Well, not every job. The creative industries are fine, naturally, as is most of the media (the Daily Mail notwithstanding). Academia, of course, is the Platonic form of not selling out. But if you work 9-5 in an office, in marketing or recruitment, or, worst of all, consultancy? Sorry – you’re a sell-out.

This is both inevitable and very weird. It is weird because our entire higher education system is predicated on the idea that getting a degree is a passport to middle class prosperity. That is why the government spends billions of pounds a year subsidising higher education – and why most students fund their degrees through loans. Education is supposed to be an investment.

It is inevitable because this economic view runs counter to the story that the academy tells itself about itself. Most humanities academics would rather die than say that the point of their lectures is to make attendees more employable. Rather, they would insist that the study of mediaeval history or Pope’s poetry or Virgil is intrinsically worthwhile. This is why the ‘panic master’s’ is the classic alternative to selling out – more learning is always a safe and respectable option.

Yet, as I have suggested, not everyone who leaves Cambridge and never looks back is a sell-out. The concept of selling out is underpinned by the knee-jerk anticapitalism which the humanities treat as axiomatic. It is not just the idea that education is a means to an end which is seen as a betrayal – the very idea of pursuing financial success is regarded as borderline immoral. The opposite is the case. It is selfish for students who could become white collar professionals to choose their own ‘fulfilment’ over making a meaningful contribution to society.

“Education is supposed to be an investment”

Now I know what you are thinking. “How do consultants, marketing executives, and bankers contribute to society?” The answer is by paying taxes and spending their money. This country is built on the backs of graduates working white-collar jobs for good wages. They pay for the NHS, for schools, for benefits. Without them the UK would not be a rich country.

The statistics bear this out. In the 2020/21 financial year, the richest 10% of the country by income paid more tax than the other 90%. The top 1% by income paid three times more tax than the bottom 50%. If you are the sort of left-leaning student who complains about the government not spending enough on supporting vulnerable people, the best thing you can do to help is get a really good job, earn loads of money, and let the government spend it on helping them.

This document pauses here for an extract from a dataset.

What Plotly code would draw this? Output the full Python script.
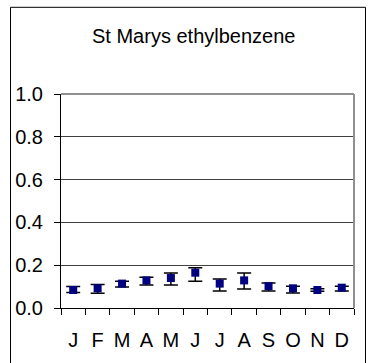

Taxation data are only the most direct indicator of how the well-paid jobs upon which my fellow Englings heap scorn are economically essential. In addition to funding public services out of their wages, white collar professionals use their higher-than-average incomes to purchase goods and services, creating jobs and supporting businesses. They also generate revenue for their employers, supporting even more economic activity. You just have to visit the City to see that this is true – all those skyscrapers were paid for by corporate sell-outs.

“The office job is the bedrock of our economy”

The other side of all this, of course, is that for some students – myself probably included – ‘selling out’ is less about morality and more about admitting defeat. Cambridge students are, infamously, ambitious. For many of us, getting a solid white collar job is not good enough. We secretly or not so secretly yearn for jobs which are exciting, prestigious, or creative. Deep down, every Engling wants to be an author, every Union hack an MP, and every Varsity writer a ‘real’ journalist. Against this backdrop, getting a job in advertising means giving up on your dream.


Mountain View

You can’t condemn consultancy if you don’t know what it is

This is a more defensible approach to the concept of ‘selling out’, but I still don’t think it’s right. Ambition is all very well, but thinking of yourself as too good for a ‘normal’ job is pure snobbery. Students shouldn’t be thinking of solid white collar jobs as a capitalist betrayal of academic principles, or as an admission of defeat. The office job is the bedrock of our economy. Treating it with suspicion is a sure sign that you live in an ivory tower. Regarding it as a failure means that Cambridge has destroyed your ability to recognise success.